The seasons here at the farm tend to revolve around the fire…winter the woodstove, summer the grill. Cooking on the woodstove or over a wood fire in the fire pit is waaaaaay more satisfying than turning on the electric stove. This time of year after Saturday chores, time in the garden and a bike ride, we start the fire in the grill. A gin&tonic to fight malaria from any potential mosquito bite and watching the traffic roll by is quite relaxing. As you can see, it's quite a comfortable set-up.

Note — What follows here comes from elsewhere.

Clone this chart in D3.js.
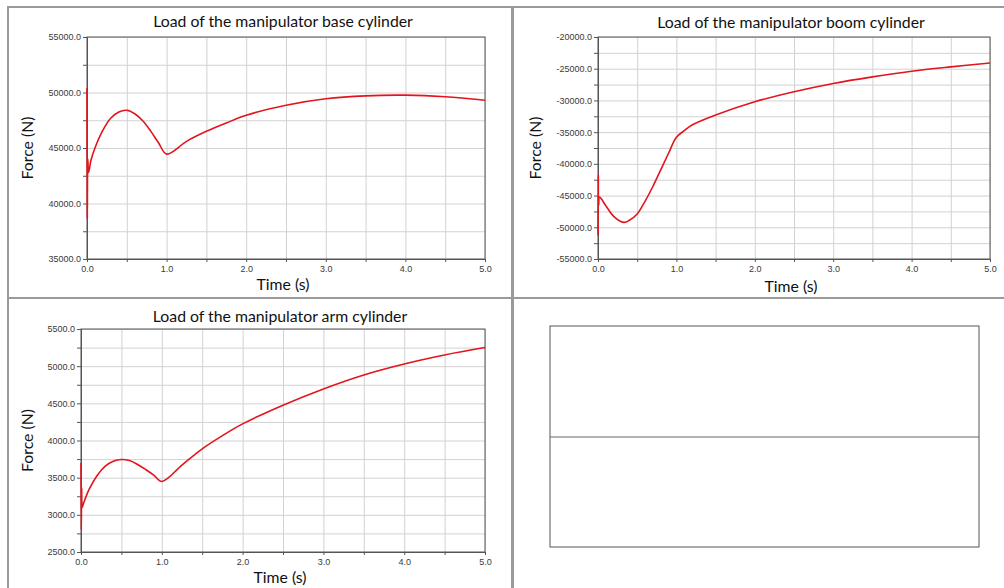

So, tonight I’m here at the Rolling J Farm with Mr. Cat while Holly is at Harvard making Livingston Taylor look good. The last of the Harvard events (the 35th reunion concert) is tonight and so begins the final countdown to her summer vacation. Mr. Cat is patrolling the attic and I’m finishing a fabulous porterhouse and watching the lightning bugs. Mmmmmmm.. fresh kale, asparagus from our garden and steak from Avery’s. It doesn’t get a whole lot better. All complimented with a lovely Pinot from Paul’s ( in Shelburne Falls. Even the No-See-Ums seem to be a bit more relaxed tonight and are not intensely eating my feet.

Last weekend we were able to get most of our plants into the garden beds. Tomatoes, potatoes, Brussels Sprouts, kale, hot and sweet peppers and alliums of many sorts-onions, leeks, shallots, scallions. I’ve also started transplanting Ostrich ferns under the crabapples so we can have our own supply of fiddleheads each spring.

In the dooryard gardens all the herbs are growing great guns and I’m going to harvest some to dry. Oregano, thyme, savory, sage, and tarragon all seem to have survived the winter unscathed.

The iris, peonies, mountain rue, and tansy are all beginning to flower and the gardens smell lovely right now. I’m in the process of building another small stone wall in the gardens to shore up some slumping soil and create another tier for plants.